Déception pour ce Clint Eastwood, ce qui est assez rare pour être souligné. Ce film avait pourtant tout pour plaire: un casting alléchant, un scénario plutôt sympa...
Mais il reste pour moi un peu trop manichéen. Dans sa période plus moderne, Eastwood arrive à nous dessiner des personnages et des rapports humains d'une justesse rare, en jouant sur un apprivoisement lent mais certain qui sonne très vrai. C'est le cas dans Million dollar baby, ou encore Gran Torino, qui reprend un thème plus que récurrent: l'absence du père, la construction d'un rapport paternel/filial entre deux êtres que tout semblent opposer.
"Un monde parfait" reprend ce souci de l'ordre de l’existentiel chez Clint, cette fois entre un dangereux criminel et un enfant débrouillard. Pourquoi pas? Mais tout va trop vite, tout est trop évident, trop parfait finalement. L'enfant qui s’accommode très bien de cette situation, le méchant qui s'attache au petit et se découvre une âme de protecteur tutoyant l'héroïsme. La surenchère continue jusqu'au face-à-face avec le père violent, aucours duquel Costner extériorise toute la rage accumulée contre son propre père qui n'en était pas vraiment un. Un peu too much.
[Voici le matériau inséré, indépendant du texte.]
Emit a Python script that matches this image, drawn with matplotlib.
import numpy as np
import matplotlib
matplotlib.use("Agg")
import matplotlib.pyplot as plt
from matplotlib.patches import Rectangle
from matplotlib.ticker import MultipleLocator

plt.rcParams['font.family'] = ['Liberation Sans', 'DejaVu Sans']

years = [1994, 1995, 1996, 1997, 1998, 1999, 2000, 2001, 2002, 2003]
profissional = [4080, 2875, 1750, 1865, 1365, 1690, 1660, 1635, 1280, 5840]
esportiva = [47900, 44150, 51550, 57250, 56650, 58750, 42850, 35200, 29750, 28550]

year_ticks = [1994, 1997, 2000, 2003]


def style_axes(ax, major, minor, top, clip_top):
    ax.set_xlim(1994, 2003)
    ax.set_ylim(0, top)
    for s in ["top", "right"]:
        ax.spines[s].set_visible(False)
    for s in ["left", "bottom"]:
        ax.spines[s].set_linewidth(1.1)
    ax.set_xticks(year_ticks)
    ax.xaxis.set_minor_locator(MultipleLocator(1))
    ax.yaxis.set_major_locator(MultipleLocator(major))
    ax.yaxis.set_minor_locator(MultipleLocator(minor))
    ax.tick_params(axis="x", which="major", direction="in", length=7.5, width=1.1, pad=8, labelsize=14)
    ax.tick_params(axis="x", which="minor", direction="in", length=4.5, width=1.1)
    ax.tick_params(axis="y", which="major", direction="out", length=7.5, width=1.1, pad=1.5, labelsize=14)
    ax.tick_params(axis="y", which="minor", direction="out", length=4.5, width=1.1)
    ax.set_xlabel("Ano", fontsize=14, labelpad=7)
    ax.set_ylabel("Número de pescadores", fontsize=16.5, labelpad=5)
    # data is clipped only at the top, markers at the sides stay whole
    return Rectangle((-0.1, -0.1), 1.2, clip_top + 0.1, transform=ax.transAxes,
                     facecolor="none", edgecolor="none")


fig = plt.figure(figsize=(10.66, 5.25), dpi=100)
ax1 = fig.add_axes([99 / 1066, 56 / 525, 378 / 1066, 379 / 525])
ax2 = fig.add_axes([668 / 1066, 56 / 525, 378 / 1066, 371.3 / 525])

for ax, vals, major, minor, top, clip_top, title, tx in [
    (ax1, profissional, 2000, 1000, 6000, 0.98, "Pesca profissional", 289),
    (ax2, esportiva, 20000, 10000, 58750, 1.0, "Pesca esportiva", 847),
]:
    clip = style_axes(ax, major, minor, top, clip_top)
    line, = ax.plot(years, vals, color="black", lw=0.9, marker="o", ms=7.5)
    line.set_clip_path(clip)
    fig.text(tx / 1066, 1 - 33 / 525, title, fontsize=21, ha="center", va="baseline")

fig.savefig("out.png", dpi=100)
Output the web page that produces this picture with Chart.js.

Au fur et à mesure du film, on voit également apparaître des problèmes de rythme. Eastwood nous applique les temps du Western spaghetti, qui ne sont pas indispensables ici. Résultat: une dernière scène un peu larmoyante, qui traîne en longueur pour nous faire comprendre à quel point quelque chose de fort s'est tissé entre les deux protagonistes. Cet acharnement traduit bien les incertitudes d'Eastwood quant à la transmission de son message. Quand le message est suffisamment bien passé tout au long du récit, inutile d'avoir recours à une telle compensation.
Au final, ce film est un peu inclassable, les scènes les plus réussies demeurant les passages comiques, avec une mention spéciale pour la blague filée sur le camping car du gouverneur. On est donc emmenés, tantôt du côté de la comédie, tantôt vers la tragédie grecque, tantôt avec un objectif réalisme, et tantôt dans des moments aussi crédibles qu'une nomination de Michaël Youhn aux oscars. Résultat: il m'a un peu perdu, et je ne pense pas être le seul.
Petite tache dans sa filmographie, qui ne lui fait pourtant pas perdre son statut (que je lui descerne) d'un des meilleurs réalisateurs des 20 dernières années. Quelque part, c'est peut-être même rassurant. C'est avec ce genre de film que je me dis: "Bon, finalement, il peut avoir des moments d'égarement, c'est ce qui a dû le pousser à voter Bush".